MIT modelinin temel hedefi, dünyadaki yetenekli gençlere ulaşıp onları ABD’ye kazandırmak. Bu projede tüm taraflar kazançlı çıkacaktır. Ülkemiz, bu model ile yüzbinlerce yabancı öğrenciye ulaşabilir. Bu gençleri eğitmek, ülkemizin ekonomisine ve dış ilişkilerine pozitif katkı yapar. Bu yabancı öğrenciler sayesinde, Türkiye’nin eğitimli dostlarının sayısı artar. Elektronik ortamda eğittiğimiz gençler, ilerde ülkelerinde başarılı yönetici veya iş adamları olabilir. Üniversitelerimiz, bu yolla çevre ülkelerin ekonomik gelişmesini de hızlandırabilir. Ortalama eğitimi bir yıl artan ülkenin milli geliri yüzde 10 artar. Komşu ülkelerde eğitim ve gelir düzeyinin artması, bölgemizde kalıcı barışı hızlandırır.

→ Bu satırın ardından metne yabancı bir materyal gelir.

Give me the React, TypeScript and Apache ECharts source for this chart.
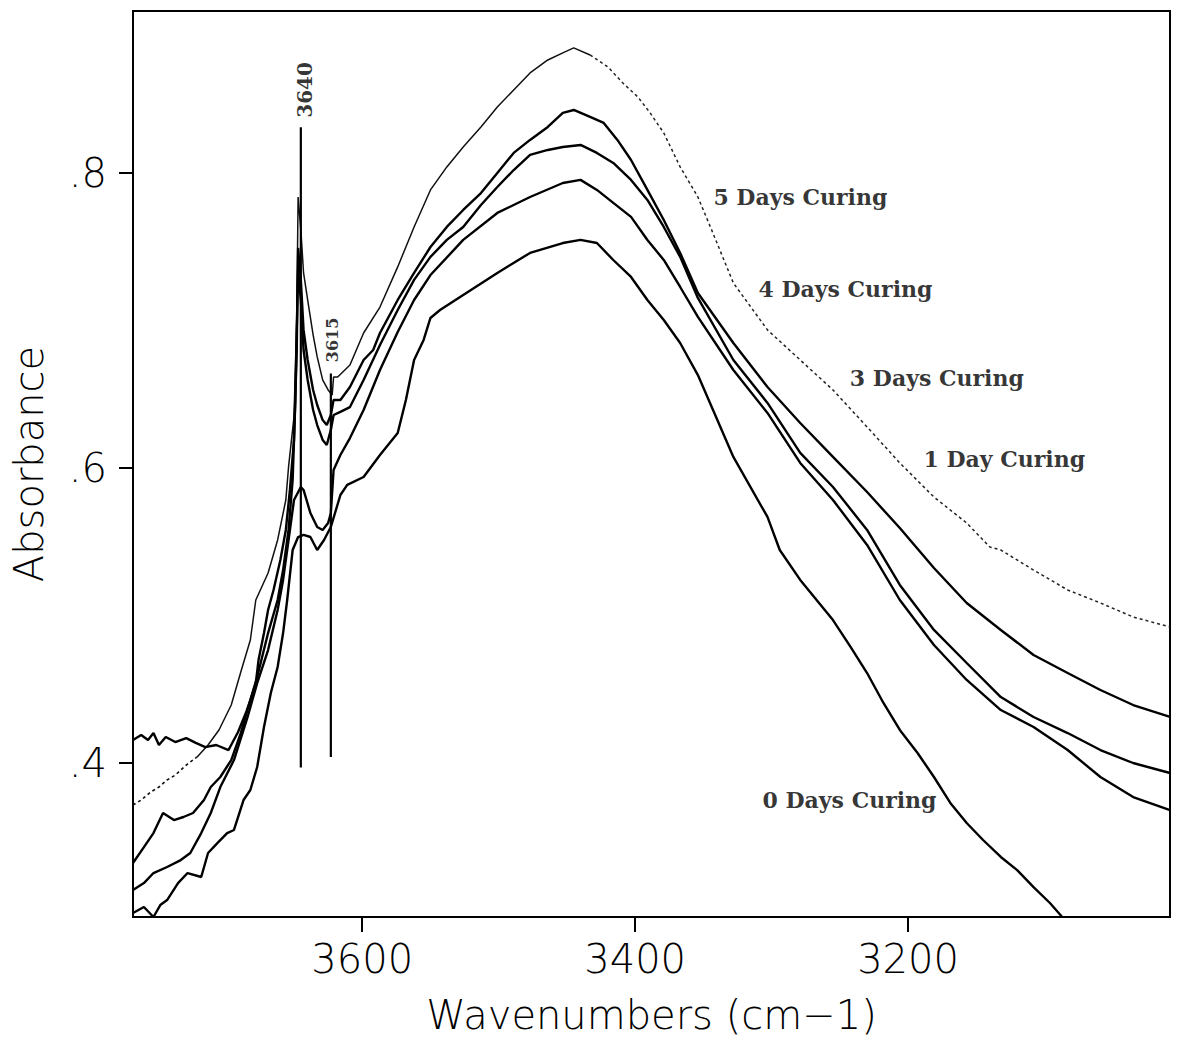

DPT, TÜBA ve TÜBİTAK’ın bu tür projeleri desteklemesi ülkemize büyük yararlar sağlar. Bu projelerin üniversiteler tarafından hayata geçirilmesi için çok büyük mali kaynaklar gerekmiyor. Ortalama bir üniversitenin bütçesinden çok daha düşük bütçelerle yüzbinlerce yabancı öğrenciyi eğitip onları eğitimli Türk dostları yapabiliriz. Bu proje kapsamında, derslerden yüksek not alan yabancı öğrencilerin diploma almasını sağlayıp onları Yeşil Kart veya benzeri bir çalışma vizesiyle ülkemizde çalıştırabiliriz. Bu yetenekli yabancı öğrenciler ülkemizde bilim ve teknolojinin gelişmesine büyük katkı yapar.

Bu amaçla yapılan harcamaları masraf değil yatırım olarak değerlendirmek gerekir. Türk üniversiteleri bu kapasiteye sahiptir.